## Provided material
## start
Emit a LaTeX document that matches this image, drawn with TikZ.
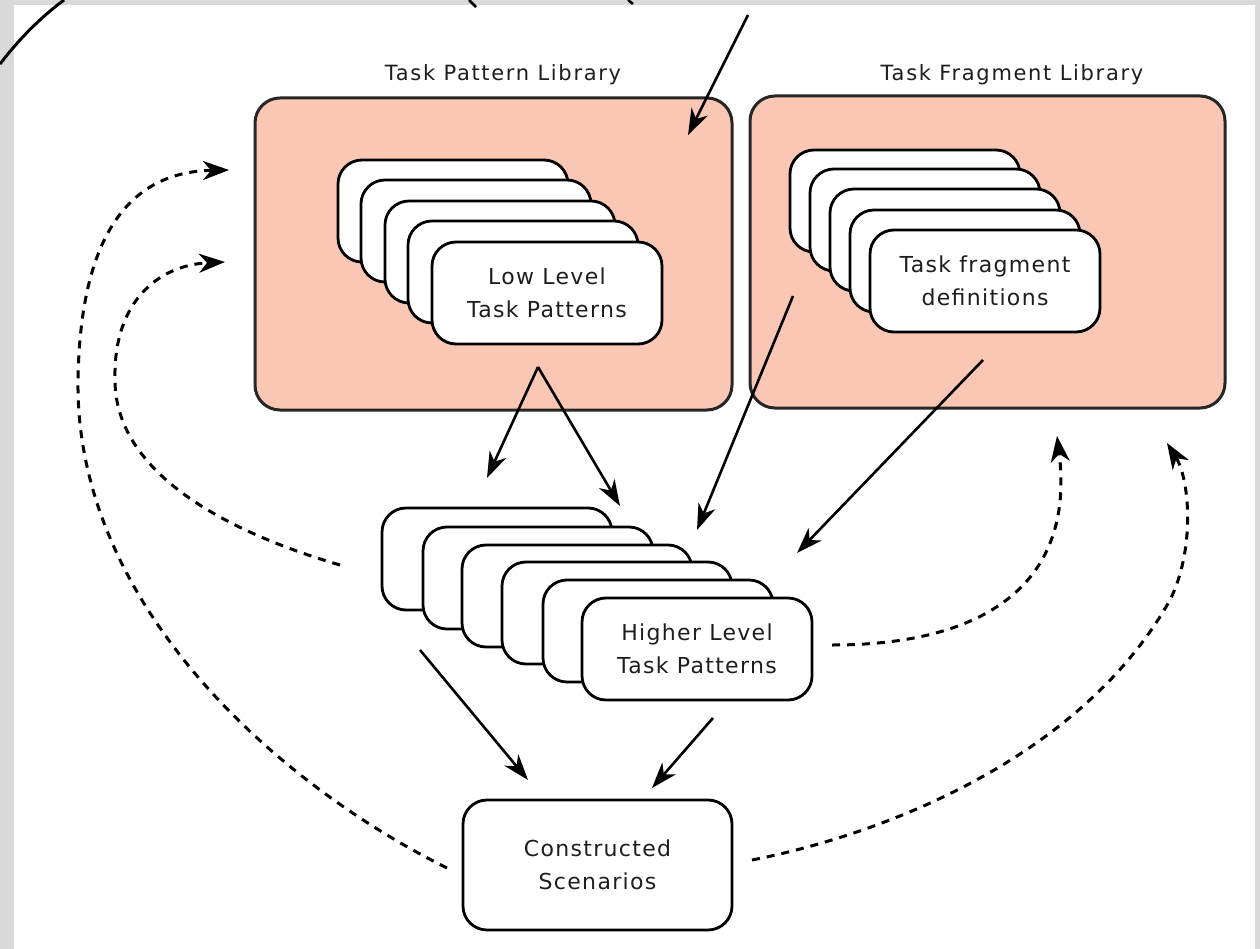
\documentclass[tikz,border=0pt]{standalone}
\usepackage{fontspec}
\setmainfont{DejaVu Sans}
\newfontfamily\boxfont[LetterSpace=6]{DejaVu Sans}
\newfontfamily\lblfont[LetterSpace=8]{DejaVu Sans}
\usetikzlibrary{arrows.meta}
\definecolor{libfill}{RGB}{249,199,179}
\definecolor{framegray}{RGB}{217,217,217}
\definecolor{txt}{RGB}{30,30,30}
\begin{document}
\begin{tikzpicture}[x=1pt,y=-1pt,
  lib/.style={rectangle, rounded corners=25pt, draw=black!85, fill=libfill, line width=3pt, inner sep=0pt},
  card/.style={rectangle, rounded corners=24pt, draw=black, fill=white, line width=2.8pt, inner sep=0pt,
     minimum width=230pt, minimum height=102pt, align=center, text=txt,
     font=\boxfont\fontsize{22}{33}\selectfont},
  lbl/.style={text=txt, font=\lblfont\fontsize{21}{24}\selectfont, inner sep=0pt},
  arr/.style={line width=2.6pt, -{Stealth[length=26pt,width=18pt,inset=8pt]}},
  darr/.style={line width=3pt, dash pattern=on 8pt off 7pt, -{Stealth[length=26pt,width=19pt,inset=8pt]}}
]
\useasboundingbox (0,0) rectangle (1260,949);
\fill[framegray] (0,0) rectangle (1260,949);
\fill[white] (14,5) rectangle (1255,949);

% fragments at the top edge
\draw[line width=3pt] (0,64) .. controls (20,38) and (40,18) .. (64,0);
\draw[line width=2.5pt] (469,0) -- (476,7);
\draw[line width=2.5pt] (628,0) -- (633,4);

% libraries
\node[lib, minimum width=477pt, minimum height=312pt] (tpl) at (493.5,254) {};
\node[lib, minimum width=475pt, minimum height=312pt] (tfl) at (987.5,252) {};
\node[lbl] (tpllbl) at (503,75) {Task Pattern Library};
\node[lbl] (tfllbl) at (1012,75) {Task Fragment Library};

% low level task patterns stack
\node[card] (lp1) at (453,211) {};
\node[card] (lp2) at (476,231) {};
\node[card] (lp3) at (500,252) {};
\node[card] (lp4) at (523,272) {};
\node[card] (lp5) at (547,293) {Low Level\\Task Patterns};

% task fragment stack
\node[card] (tf1) at (905,201) {};
\node[card] (tf2) at (925,220) {};
\node[card] (tf3) at (945,240) {};
\node[card] (tf4) at (965,261) {};
\node[card] (tf5) at (985,281) {Task fragment\\definitions};

% higher level stack
\node[card] (hp1) at (497,559) {};
\node[card] (hp2) at (538,578) {};
\node[card] (hp3) at (577,596) {};
\node[card] (hp4) at (617,613) {};
\node[card] (hp5) at (658,631) {};
\node[card] (hp6) at (697,649) {Higher Level\\Task Patterns};

% constructed scenarios
\node[card, minimum width=269pt, minimum height=130pt] (cs) at (597.5,865) {Constructed\\Scenarios};

% connector end points
\coordinate (inS) at (748,15);
\coordinate (inE) at (688,135);
\coordinate (apex) at (538,367);
\coordinate (hpInL) at (487,478);
\coordinate (hpInR) at (620,506);
\coordinate (tfOut1) at (793,296);
\coordinate (hpIn3) at (697,530);
\coordinate (tfOut2) at (983,360);
\coordinate (hpIn4) at (797,553);
\coordinate (hpOutL) at (420,650);
\coordinate (csInL) at (528,780);
\coordinate (hpOutR) at (713,718);
\coordinate (csInR) at (652,788);

\draw[arr] (inS) -- (inE);
\draw[arr] (apex) -- (hpInL);
\draw[arr] (apex) -- (hpInR);
\draw[arr] (tfOut1) -- (hpIn3);
\draw[arr] (tfOut2) -- (hpIn4);
\draw[arr] (hpOutL) -- (csInL);
\draw[arr] (hpOutR) -- (csInR);

% dashed feedback
\coordinate (csL) at (447,868);
\coordinate (tplIn1) at (229,170);
\coordinate (hpL) at (340,565);
\coordinate (tplIn2) at (225,262);
\coordinate (hpR) at (832,645);
\coordinate (tflIn1) at (1057,436);
\coordinate (csR) at (752,860);
\coordinate (tflIn2) at (1167,443);

\draw[darr] (csL) .. controls (270,780) and (75,600) .. (78,380)
   .. controls (80,250) and (120,172) .. (tplIn1);
\draw[darr] (hpL) .. controls (220,530) and (115,470) .. (115,380)
   .. controls (113,300) and (160,265) .. (tplIn2);
\draw[darr] (hpR) .. controls (990,645) and (1075,580) .. (tflIn1);
\draw[darr] (csR) .. controls (880,835) and (1080,760) .. (1170,600)
   .. controls (1195,550) and (1190,480) .. (tflIn2);
\end{tikzpicture}
\end{document}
## end
## Exercise prompt
Reproduce the material in its entirety and word for word, without the pictures.

## Exercise answer
Emit a LaTeX document that matches this image, drawn with TikZ.
\documentclass[tikz,border=0pt]{standalone}
\usepackage{fontspec}
\setmainfont{DejaVu Sans}
\newfontfamily\boxfont[LetterSpace=6]{DejaVu Sans}
\newfontfamily\lblfont[LetterSpace=8]{DejaVu Sans}
\usetikzlibrary{arrows.meta}
\definecolor{libfill}{RGB}{249,199,179}
\definecolor{framegray}{RGB}{217,217,217}
\definecolor{txt}{RGB}{30,30,30}
\begin{document}
\begin{tikzpicture}[x=1pt,y=-1pt,
  lib/.style={rectangle, rounded corners=25pt, draw=black!85, fill=libfill, line width=3pt, inner sep=0pt},
  card/.style={rectangle, rounded corners=24pt, draw=black, fill=white, line width=2.8pt, inner sep=0pt,
     minimum width=230pt, minimum height=102pt, align=center, text=txt,
     font=\boxfont\fontsize{22}{33}\selectfont},
  lbl/.style={text=txt, font=\lblfont\fontsize{21}{24}\selectfont, inner sep=0pt},
  arr/.style={line width=2.6pt, -{Stealth[length=26pt,width=18pt,inset=8pt]}},
  darr/.style={line width=3pt, dash pattern=on 8pt off 7pt, -{Stealth[length=26pt,width=19pt,inset=8pt]}}
]
\useasboundingbox (0,0) rectangle (1260,949);
\fill[framegray] (0,0) rectangle (1260,949);
\fill[white] (14,5) rectangle (1255,949);

% fragments at the top edge
\draw[line width=3pt] (0,64) .. controls (20,38) and (40,18) .. (64,0);
\draw[line width=2.5pt] (469,0) -- (476,7);
\draw[line width=2.5pt] (628,0) -- (633,4);

% libraries
\node[lib, minimum width=477pt, minimum height=312pt] (tpl) at (493.5,254) {};
\node[lib, minimum width=475pt, minimum height=312pt] (tfl) at (987.5,252) {};
\node[lbl] (tpllbl) at (503,75) {Task Pattern Library};
\node[lbl] (tfllbl) at (1012,75) {Task Fragment Library};

% low level task patterns stack
\node[card] (lp1) at (453,211) {};
\node[card] (lp2) at (476,231) {};
\node[card] (lp3) at (500,252) {};
\node[card] (lp4) at (523,272) {};
\node[card] (lp5) at (547,293) {Low Level\\Task Patterns};

% task fragment stack
\node[card] (tf1) at (905,201) {};
\node[card] (tf2) at (925,220) {};
\node[card] (tf3) at (945,240) {};
\node[card] (tf4) at (965,261) {};
\node[card] (tf5) at (985,281) {Task fragment\\definitions};

% higher level stack
\node[card] (hp1) at (497,559) {};
\node[card] (hp2) at (538,578) {};
\node[card] (hp3) at (577,596) {};
\node[card] (hp4) at (617,613) {};
\node[card] (hp5) at (658,631) {};
\node[card] (hp6) at (697,649) {Higher Level\\Task Patterns};

% constructed scenarios
\node[card, minimum width=269pt, minimum height=130pt] (cs) at (597.5,865) {Constructed\\Scenarios};

% connector end points
\coordinate (inS) at (748,15);
\coordinate (inE) at (688,135);
\coordinate (apex) at (538,367);
\coordinate (hpInL) at (487,478);
\coordinate (hpInR) at (620,506);
\coordinate (tfOut1) at (793,296);
\coordinate (hpIn3) at (697,530);
\coordinate (tfOut2) at (983,360);
\coordinate (hpIn4) at (797,553);
\coordinate (hpOutL) at (420,650);
\coordinate (csInL) at (528,780);
\coordinate (hpOutR) at (713,718);
\coordinate (csInR) at (652,788);

\draw[arr] (inS) -- (inE);
\draw[arr] (apex) -- (hpInL);
\draw[arr] (apex) -- (hpInR);
\draw[arr] (tfOut1) -- (hpIn3);
\draw[arr] (tfOut2) -- (hpIn4);
\draw[arr] (hpOutL) -- (csInL);
\draw[arr] (hpOutR) -- (csInR);

% dashed feedback
\coordinate (csL) at (447,868);
\coordinate (tplIn1) at (229,170);
\coordinate (hpL) at (340,565);
\coordinate (tplIn2) at (225,262);
\coordinate (hpR) at (832,645);
\coordinate (tflIn1) at (1057,436);
\coordinate (csR) at (752,860);
\coordinate (tflIn2) at (1167,443);

\draw[darr] (csL) .. controls (270,780) and (75,600) .. (78,380)
   .. controls (80,250) and (120,172) .. (tplIn1);
\draw[darr] (hpL) .. controls (220,530) and (115,470) .. (115,380)
   .. controls (113,300) and (160,265) .. (tplIn2);
\draw[darr] (hpR) .. controls (990,645) and (1075,580) .. (tflIn1);
\draw[darr] (csR) .. controls (880,835) and (1080,760) .. (1170,600)
   .. controls (1195,550) and (1190,480) .. (tflIn2);
\end{tikzpicture}
\end{document}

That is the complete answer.